On peut facilement réduire King of California à un produit de consommation indépendant, sorte de film bio produit à grande échelle en vue d’un bénéfice de 200 %, vente de DVD comprise. Historiette déjantée reposant sur des affects universels et inébranlables (l’amour compliqué d’un père et sa fille), tribune offerte au talent comique de Michael Douglas, codes esthétiques éprouvés par le passé (des frères Cohen à leur cousin caché Alexander Payne, ici dans le rôle du producteur), le film de Michael Cahill choisit l’indépendance où l’imagination débridée ne trouve de limite que dans un formatage douillet.
King of California n’en demeure pas moins agréable, la mécanique du film, son sérieux assurant le spectacle. Michael Douglas campe un joyeux illuminé sortant de l’asile, obsédé par la quête d’un mystérieux trésor de conquistadores espagnols planqué dans une zone industrielle. Première victime de sa folie, son adolescente de fille, résignée depuis longtemps à tenir les cordons de la bourse. Victime consentante, à l’image du spectateur : la maladie mentale de Papa Michael est tordante et poétique, elle pimente ici le quotidien d’un esprit anarchiste sympathoche, elle incite à l’ouverture cool, notion que Forrest Gump ou Nicolas Sarkozy ne renieraient pas : « réalisez vos rêves, même les plus fous », est facilement modulable en « aujourd’hui tout devient possible ».

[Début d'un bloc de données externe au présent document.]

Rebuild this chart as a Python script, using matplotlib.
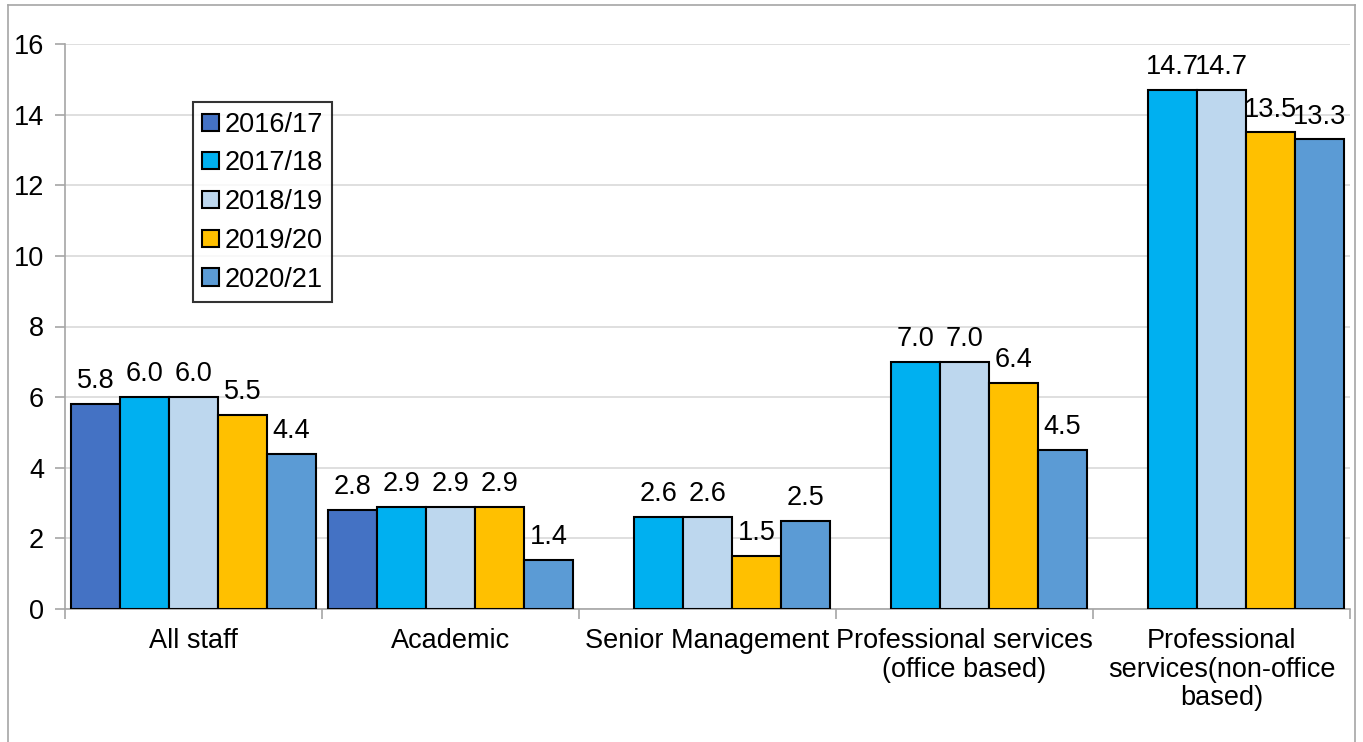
import numpy as np
import matplotlib.pyplot as plt
from matplotlib.lines import Line2D

plt.rcParams['font.family'] = ['Liberation Sans', 'DejaVu Sans']

# data
categories = ["All staff", "Academic", "Senior Management",
              "Professional services\n(office based)",
              "Professional\nservices(non-office\nbased)"]
years = ["2016/17", "2017/18", "2018/19", "2019/20", "2020/21"]
v_2016 = [5.8, 2.8, np.nan, np.nan, np.nan]
v_2017 = [6.0, 2.9, 2.6, 7.0, 14.7]
v_2018 = [6.0, 2.9, 2.6, 7.0, 14.7]
v_2019 = [5.5, 2.9, 1.5, 6.4, 13.5]
v_2020 = [4.4, 1.4, 2.5, 4.5, 13.3]
series = [v_2016, v_2017, v_2018, v_2019, v_2020]
colors = ["#4472C4", "#00B0F0", "#BDD7EE", "#FFC000", "#5B9BD5"]

fs = 19.5

fig = plt.figure(figsize=(13.63, 7.42), dpi=100)
ax = fig.add_axes([65 / 1363, 133 / 742, 1285 / 1363, 565 / 742])

x = np.arange(len(categories))
w = 0.191
for i, (vals, col, lab) in enumerate(zip(series, colors, years)):
    pos = x + (i - 2) * w
    ax.bar(pos, vals, width=w, color=col, edgecolor="black",
           linewidth=1.5, label=lab, zorder=3)
    for xp, v in zip(pos, vals):
        if not np.isnan(v):
            ax.annotate(f"{v:.1f}", (xp, v), xytext=(0, 7),
                        textcoords="offset points", ha="center", va="bottom",
                        fontsize=fs)

ax.set_xlim(-0.5, len(categories) - 0.5)
ax.set_ylim(0, 16)
ax.set_yticks(range(0, 17, 2))
ax.grid(axis="y", color="#D9D9D9", linewidth=1.2, zorder=0)
ax.set_axisbelow(True)

ax.set_xticks(np.arange(-0.5, len(categories)), labels=[])
ax.set_xticks(x, labels=categories, minor=True)
for t in ax.get_xticklabels(minor=True):
    t.set_linespacing(1.12)
ax.tick_params(axis="x", which="major", length=7, color="#A6A6A6", width=1.2)
ax.tick_params(axis="x", which="minor", length=0, pad=14, labelsize=fs)
ax.tick_params(axis="y", length=7, color="#A6A6A6", width=1.2, labelsize=fs, pad=8)

for s in ["top", "right"]:
    ax.spines[s].set_visible(False)
for s in ["left", "bottom"]:
    ax.spines[s].set_color("#A6A6A6")
    ax.spines[s].set_linewidth(1.2)

leg = ax.legend(loc="upper left", bbox_to_anchor=(0.0996, 0.897),
                fontsize=fs, frameon=True, fancybox=False, edgecolor="black",
                handlelength=0.6, handleheight=0.6, handletextpad=0.2,
                labelspacing=0.47, borderpad=0.35, borderaxespad=0)
leg.get_frame().set_linewidth(1.5)

# chart area border
border = dict(color="#A6A6A6", linewidth=1.2, transform=fig.transFigure)
fig.add_artist(Line2D([8 / 1363, 8 / 1363], [0, 737 / 742], **border))
fig.add_artist(Line2D([1355 / 1363, 1355 / 1363], [0, 737 / 742], **border))
fig.add_artist(Line2D([8 / 1363, 1355 / 1363], [737 / 742, 737 / 742], **border))

plt.savefig("out.png", dpi=100)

Le problème tient malheureusement dans la naïveté d’un tel programme, lame de fond qui finit d’emporter le film dans l’anecdotique pur et simple. Il faut dire que la mise en scène ne contredit jamais cet enchantement en kit. S’il en rêve, Cahill n’est ni les frères Cohen ni Alexander Payne, encore moins un Hal Hashby, autre référence avouée du film : pas de noirceur ni d’ironie, le réalisme ne trouve de forme que dans un décorum calibré par les studios. D’où une densité particulièrement faiblarde tant la comédie humaine de King of California paraît reconstituée, perdue dans une stylisation publicitaire. Pourtant, il existe de belles idées visuelles (les séquences dans le Bricorama souvent brillantes), et pour le cinéaste, une maîtrise certaine de ses moyens (le malaise échangiste, plutôt subtil). Il faut éclipser volontairement le côté machine à Oscars, la petite musique gentillette, l’abattage de Douglas (assez bon par ailleurs) pour considérer King of California comme la victoire de l’individu sur les masses silencieuses.